Leonard Cohen: Das Lieblingsspiel

Cohen, Leonard: Das Lieblingsspiel. Aus dem Engl. übers. v. Gregor Hens. – München: Blumenbar, 2009. – 318 S.
ISBN 978-3-936738-59-9 : € 19,90 (geb.)

1963 waren Suzanne und Marianne noch nicht geboren. Und bis er König David „Hallelujah“ rufen ließ, vergingen über 20 Jahre. 1963 hatte der knapp 30jährige Leonard Cohen (*1934) noch nicht einmal zur Gitarre gegriffen. Statt dessen veröffentlichte der Kanadier mit Das Lieblingsspiel (The Favourite Game) ein Buch, dass später als eines der wichtigsten kanadischen Bücher des 20. Jahrhunderts bezeichnet werden sollte. Kurz vor Cohens 75. Geburtstag im Jahr 2009 veröffentlichte der Blumenbar-Verlag den lange vergriffenen Roman in einer Neuübersetzung.

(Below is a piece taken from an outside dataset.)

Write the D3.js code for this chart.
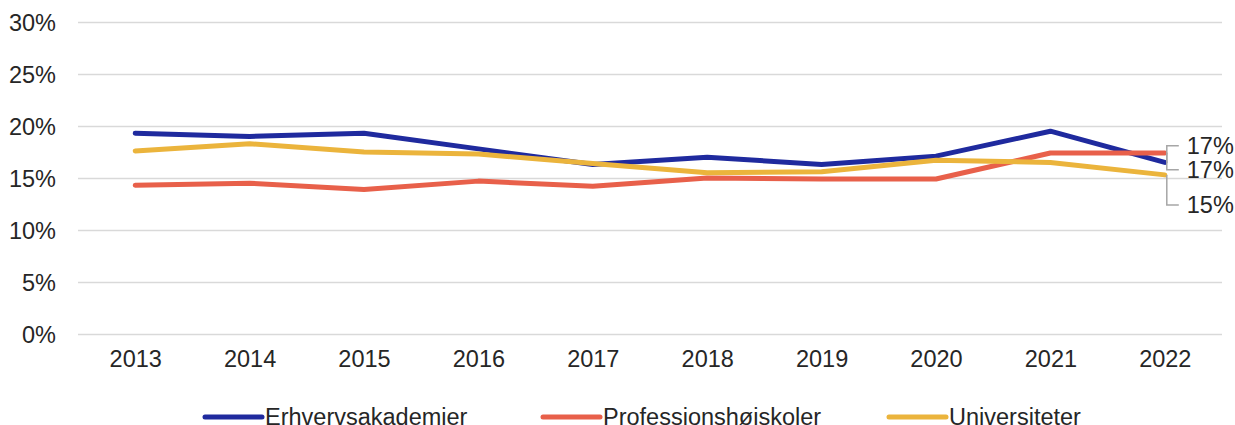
<!DOCTYPE html>
<html>
<head>
<meta charset="utf-8">
<script src="https://cdn.jsdelivr.net/npm/d3@7"></script>
<style>
  body { margin: 0; background: #fff; }
  svg { display: block; font-family: "Liberation Sans", Arial, sans-serif; }
</style>
</head>
<body>
<script>
// chart data
var years = ["2013", "2014", "2015", "2016", "2017", "2018", "2019", "2020", "2021", "2022"];
var erhverv = [19.3, 19.0, 19.3, 17.8, 16.3, 17.0, 16.3, 17.1, 19.5, 16.5];
var profession = [14.3, 14.5, 13.9, 14.7, 14.2, 15.0, 14.9, 14.9, 17.4, 17.4];
var universitet = [17.6, 18.3, 17.5, 17.3, 16.4, 15.5, 15.6, 16.7, 16.5, 15.3];
var seriesNames = ["Erhvervsakademier", "Professionshøjskoler", "Universiteter"];
var endLabels = ["17%", "17%", "15%"];
var yTicks = [0, 5, 10, 15, 20, 25, 30];

var width = 1235, height = 425;
var margin = { left: 78, right: 13, top: 22, bottom: 91 };
var fontSize = "23.5px";

var color = d3.scaleOrdinal()
    .domain(seriesNames)
    .range(["#1f2a9e", "#e8604a", "#ebb43c"]);

var series = [
    { name: seriesNames[0], values: erhverv, label: endLabels[0] },
    { name: seriesNames[1], values: profession, label: endLabels[1] },
    { name: seriesNames[2], values: universitet, label: endLabels[2] }
];

var svg = d3.select("body").append("svg")
    .attr("width", width)
    .attr("height", height);

var x = d3.scalePoint()
    .domain(years)
    .range([margin.left, width - margin.right])
    .padding(0.5);

var y = d3.scaleLinear()
    .domain([0, 30])
    .range([height - margin.bottom, margin.top]);

// gridlines + y labels
var yAxis = svg.append("g")
    .attr("transform", "translate(" + margin.left + ",0)")
    .call(d3.axisLeft(y)
        .tickValues(yTicks)
        .tickSize(-(width - margin.left - margin.right))
        .tickPadding(22)
        .tickFormat(function(d) { return d + "%"; }));
yAxis.select(".domain").remove();
yAxis.selectAll("line").attr("stroke", "#d9d9d9").attr("stroke-width", 1.5);
yAxis.selectAll("text")
    .attr("fill", "#262626")
    .style("font-size", fontSize)
    .attr("dy", "0.35em");

// x labels
var xAxis = svg.append("g")
    .attr("transform", "translate(0," + (height - margin.bottom) + ")")
    .call(d3.axisBottom(x).tickSize(0).tickPadding(16));
xAxis.select(".domain").remove();
xAxis.selectAll("text")
    .attr("fill", "#262626")
    .style("font-size", fontSize);

var line = d3.line()
    .x(function(d, i) { return x(years[i]); })
    .y(function(d) { return y(d); });

svg.append("g")
    .selectAll("path")
    .data(series)
    .enter().append("path")
    .attr("d", function(d) { return line(d.values); })
    .attr("fill", "none")
    .attr("stroke", function(d) { return color(d.name); })
    .attr("stroke-width", 5)
    .attr("stroke-linejoin", "round")
    .attr("stroke-linecap", "round");

// end labels with leader lines (label heights in %-units)
var lastX = x(years[years.length - 1]);
var labelY = [y(18.1), y(15.8), y(12.4)];
var lab = svg.append("g");
series.forEach(function(s, i) {
    var yEnd = y(s.values[s.values.length - 1]);
    lab.append("path")
        .attr("d", "M" + (lastX + 2) + "," + yEnd + "V" + labelY[i] + "H" + (lastX + 14))
        .attr("fill", "none")
        .attr("stroke", "#a6a6a6")
        .attr("stroke-width", 1.5);
    lab.append("text")
        .attr("x", lastX + 22)
        .attr("y", labelY[i])
        .attr("dy", "0.35em")
        .attr("fill", "#262626")
        .style("font-size", fontSize)
        .text(s.label);
});

// legend
var legendX = [205, 543, 889];
var legend = svg.append("g")
    .selectAll("g")
    .data(series)
    .enter().append("g")
    .attr("transform", function(d, i) { return "translate(" + legendX[i] + ",417)"; });
legend.append("line")
    .attr("x1", 0).attr("x2", 57)
    .attr("stroke", function(d) { return color(d.name); })
    .attr("stroke-width", 5)
    .attr("stroke-linecap", "round");
legend.append("text")
    .attr("x", 60)
    .attr("y", 0)
    .attr("dy", "0.35em")
    .attr("fill", "#262626")
    .style("font-size", fontSize)
    .text(function(d) { return d.name; });
</script>
</body>
</html>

Lawrence Breavman ist der Sohn einer jüdischen Mittelklassefamilie aus Montreal. Durch den frühen Tod seines Vaters und die besitzergreifende Mutter verunsichert, macht sich der aufstrebende Poet auf eine Reise zur Erlangung der geistigen und körperlichen Liebe, vor allem aber zu sich selbst. Zahlreiche Affären und Beziehungen bringen ihn nicht nur in Konflikt mit seinem noch unklaren Lebensziel, sondern auch mit dem nicht gelebten, aber geerbten Glauben. In der Gestalt des Jugendfreundes Krantz erschafft Cohen einen weiteren Protagonisten, durch den das komplexe Innenleben Breavmans eine Spiegelung in die Außenwelt der kanadisch-amerikanischen 1950er und 1960er Jahre erhält. Die biografischen Parallelen zu Cohens Vita sind offensichtlich und es fällt nicht schwer, in Breavman den trotz seiner mürrisch-melancholischen Aura nicht unattraktiven späteren Sänger zu sehen.

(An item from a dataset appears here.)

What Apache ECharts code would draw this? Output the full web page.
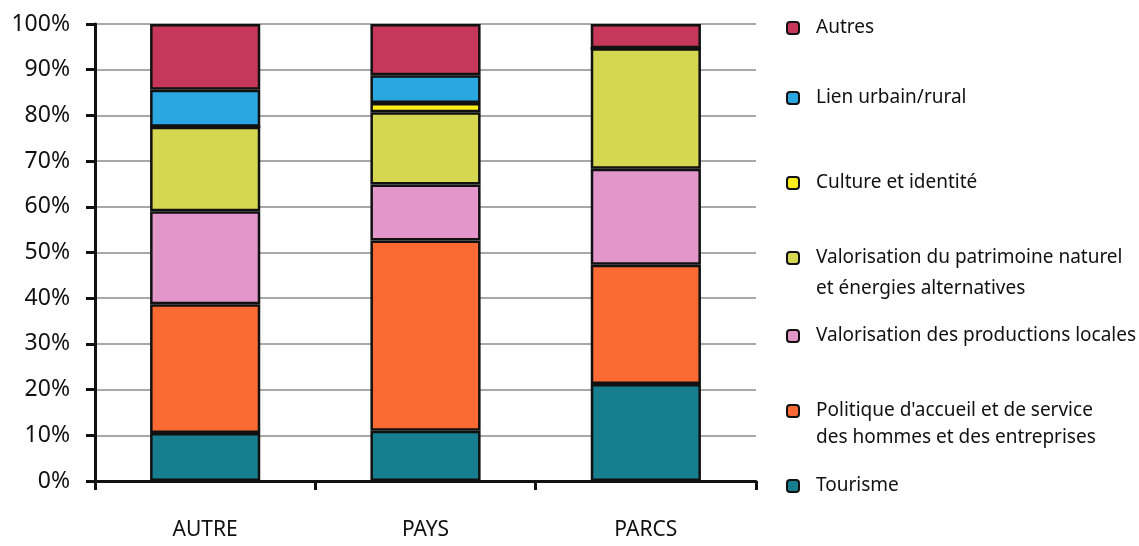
<!DOCTYPE html>
<html>
<head>
<meta charset="utf-8">
<title>Répartition des actions</title>
<script src="https://cdn.jsdelivr.net/npm/echarts@6/dist/echarts.min.js"></script>
<style>
    html, body { margin: 0; padding: 0; background: #fff; }
    #chart { width: 1139px; height: 546px; }
</style>
</head>
<body>
<div id="chart"></div>
<script>
    // categories + values (% of actions)
    var categories = ['AUTRE', 'PAYS', 'PARCS']
    var tourisme = [10.5, 11.0, 21.2]
    var politique = [28.2, 41.6, 26.1]
    var productions = [20.3, 12.3, 21.0]
    var patrimoine = [18.5, 15.8, 26.4]
    var culture = [0, 2.0, 0]
    var lien = [8.1, 6.1, 0]
    var autres = [14.4, 11.2, 5.3]
    var yTicks = [0, 10, 20, 30, 40, 50, 60, 70, 80, 90, 100]

    var seriesNames = [
        'Tourisme',
        'Politique d\'accueil et de service des hommes et des entreprises',
        'Valorisation des productions locales',
        'Valorisation du patrimoine naturel et énergies alternatives',
        'Culture et identité',
        'Lien urbain/rural',
        'Autres'
    ]
    // two-line legend labels: leading blank line keeps line 1 level with the marker
    var legendLabels = {
        'Politique d\'accueil et de service des hommes et des entreprises': '\nPolitique d\'accueil et de service\ndes hommes et des entreprises',
        'Valorisation du patrimoine naturel et énergies alternatives': '\nValorisation du patrimoine naturel\net énergies alternatives'
    }
    var seriesData = [tourisme, politique, productions, patrimoine, culture, lien, autres]
    var colors = ['#167E8E', '#FC6A34', '#E296CA', '#D5D750', '#FFEE1C', '#2AA7E0', '#C73759']

    // legend rows, top to bottom (centre y of each marker)
    var legendRows = [
        { name: 'Autres', y: 28, lh: 24 },
        { name: 'Lien urbain/rural', y: 98, lh: 24 },
        { name: 'Culture et identité', y: 183, lh: 24 },
        { name: 'Valorisation du patrimoine naturel et énergies alternatives', y: 258, lh: 31 },
        { name: 'Valorisation des productions locales', y: 336, lh: 24 },
        { name: 'Politique d\'accueil et de service des hommes et des entreprises', y: 411, lh: 27 },
        { name: 'Tourisme', y: 486, lh: 24 }
    ]

    var font = '"Noto Sans", sans-serif'

    var legends = legendRows.map(function (row) {
        var twoLines = !!legendLabels[row.name]
        var boxH = twoLines ? row.lh * 3 : row.lh
        return {
            data: [row.name],
            left: 786,
            top: row.y - boxH / 2,
            padding: 0,
            itemWidth: 12,
            itemHeight: 12,
            itemGap: 0,
            selectedMode: false,
            itemStyle: { borderColor: '#111', borderWidth: 2 },
            formatter: function (n) { return legendLabels[n] || n },
            textStyle: {
                fontFamily: font,
                fontSize: 19,
                color: '#111',
                lineHeight: row.lh,
                padding: [0, 0, 0, 12]
            }
        }
    })

    var chart = echarts.init(document.getElementById('chart'))
    chart.setOption({
        animation: false,
        grid: { left: 95, right: 383, top: 24, bottom: 65 },
        legend: legends,
        xAxis: {
            type: 'category',
            data: categories,
            axisLine: { lineStyle: { color: '#111', width: 3 } },
            axisTick: { show: true, length: 9, lineStyle: { color: '#111', width: 3 } },
            axisLabel: { fontFamily: font, fontSize: 21, color: '#111', margin: 39 }
        },
        yAxis: {
            type: 'value',
            min: yTicks[0],
            max: yTicks[yTicks.length - 1],
            interval: 10,
            axisLine: { show: true, lineStyle: { color: '#111', width: 3 } },
            axisTick: { show: true, length: 9, lineStyle: { color: '#111', width: 3 } },
            axisLabel: {
                fontFamily: font, fontSize: 23, color: '#111', margin: 25,
                formatter: function (v) { return v + '%' }
            },
            splitLine: { lineStyle: { color: '#a8a8a8', width: 2 } }
        },
        series: seriesNames.map(function (name, i) {
            return {
                name: name,
                type: 'bar',
                stack: 'total',
                barWidth: '50%',
                data: seriesData[i],
                itemStyle: { color: colors[i], borderColor: '#111', borderWidth: 2.5 }
            }
        })
    })
</script>
</body>
</html>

Auffällig ist die Leichtigkeit, mit der Cohen die Entwicklung vom Kind zum jungen Erwachsenen nachzeichnet. Das erstaunt, wurde ihm doch bisweilen geraten, seinen melancholischen Platten Rasierklingen beizulegen. Die Schwermut, die sich durch die Musik Cohens zu ziehen scheint, ist im Roman zwar schon vorhanden, wird jedoch hinter einer leichtfüßigen, treffsicheren und ironischen Sprache verborgen (was auch ein Verdienst der gelungenen Übersetzung ist). Nun sollte man sich dadurch nicht täuschen lassen, hat Breavman es doch – wie jeder Heranwachsende – mit existentiellen Herausforderungen zu tun. Doch zumindest gerät die Lektüre dieser Selbstfindung nicht zur quälenden Tortur. Dies ist auch den trocken geschilderten Passagen mit absurden Dialogen und haarsträubenden Geschichten geschuldet, in denen BBreavman und Krantz zusammen Welt und Liebe erkunden.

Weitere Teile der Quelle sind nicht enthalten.